Market Entry and Exit Strategy
| Action | Price Range |
|---|---|
| Aggressive Buy | Below $160 |
| Buy | $160 to $175 |
| Fair Value Hold | $175 to $205 |
| Trim | Above $230 |
| Sell Aggressively | Above $255 without earnings acceleration |
Best buying periods:
- Recessions
- Interest rate spikes
- Temporary environmental litigation fears
- Market-wide corrections
Buy Price for Target Annual Returns Over 16 Years
| Target Return | Maximum Buy Price |
|---|---|
| 5% | $255 |
| 6% | $228 |
| 7% | $205 |
| 8% | $188 |
| 9% | $173 |
| 10% | $160 |
Buy Price for 9% Annual Return by Holding Period
| Holding Period | Maximum Buy Price |
|---|---|
| 5 Years | $150 |
| 7 Years | $158 |
| 10 Years | $165 |
| 12 Years | $169 |
| 14 Years | $171 |
| 16 Years | $173 |
Trim and Sell Levels
| Action | Price |
|---|---|
| Start Trimming | $230 to $240 |
| Major Trim | $250 |
| Exit Entire Position | Above $270 unless growth materially accelerates |
Risk Score
| Component | Score /10 |
|---|---|
| Financial Stability | 7 |
| Earnings Volatility | 9 |
| Business Model Risk | 8 |
| Macro Sensitivity | 8 |
| Market Risk | 6 |
Final Risk Score: 7.7 / 10
Implication: WM is a relatively low-risk equity with durable cash flow and recession resistance, though valuation risk remains meaningful.
Opportunity Score
| Component | Score /10 |
|---|---|
| Growth Potential | 6 |
| Unit Economics | 9 |
| Competitive Advantage | 9 |
| Valuation Asymmetry | 4 |
| Catalysts | 6 |
Final Opportunity Score: 6.9 / 10
Implication: Strong business quality but limited upside because the market already appreciates the company’s strengths.
Numbers Used vs Ignored
Most Important Inputs Used
- Revenue growth
- EPS growth
- Free cash flow
- EBITDA
- Operating margin
- Debt levels
- Dividend yield
- ROE
- EV/EBITDA
- P/E ratios
- Share count stability
Less Important or Ignored
- Daily trading volume
- Short interest
- Beta
- Minor quarterly fluctuations
- Book value distortions from goodwill
- Cash balance alone without cash flow context
Final Summary and Verdict
WM is one of the highest-quality industrial infrastructure businesses in North America.

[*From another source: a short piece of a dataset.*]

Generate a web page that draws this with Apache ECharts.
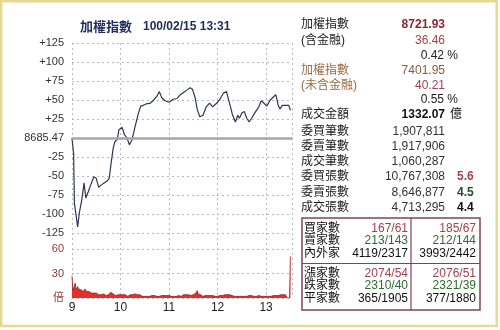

Its landfill moat, recurring revenue, pricing power, and defensive characteristics justify a premium valuation. However, quality alone does not guarantee strong investment returns. At approximately $213 per share, expected returns likely fall short of a 9% annualized target over 16 years.
The stock appears suitable for:
- Defensive portfolios
- Dividend growth investors
- Long-term compounder exposure
The stock appears less suitable for:
- Deep value investors
- Investors seeking double-digit annualized returns from today’s price
Final verdict:
- Business quality: Excellent
- Financial quality: Strong
- Valuation: Expensive
- Investment rating today: Hold
- Attractive long-term buy zone: Below $175
- Strong buy zone: Below $160
Disclaimer: This analysis is for informational purposes only and does not constitute investment advice. Always perform your own due diligence or consult with a financial advisor before making investment decisions.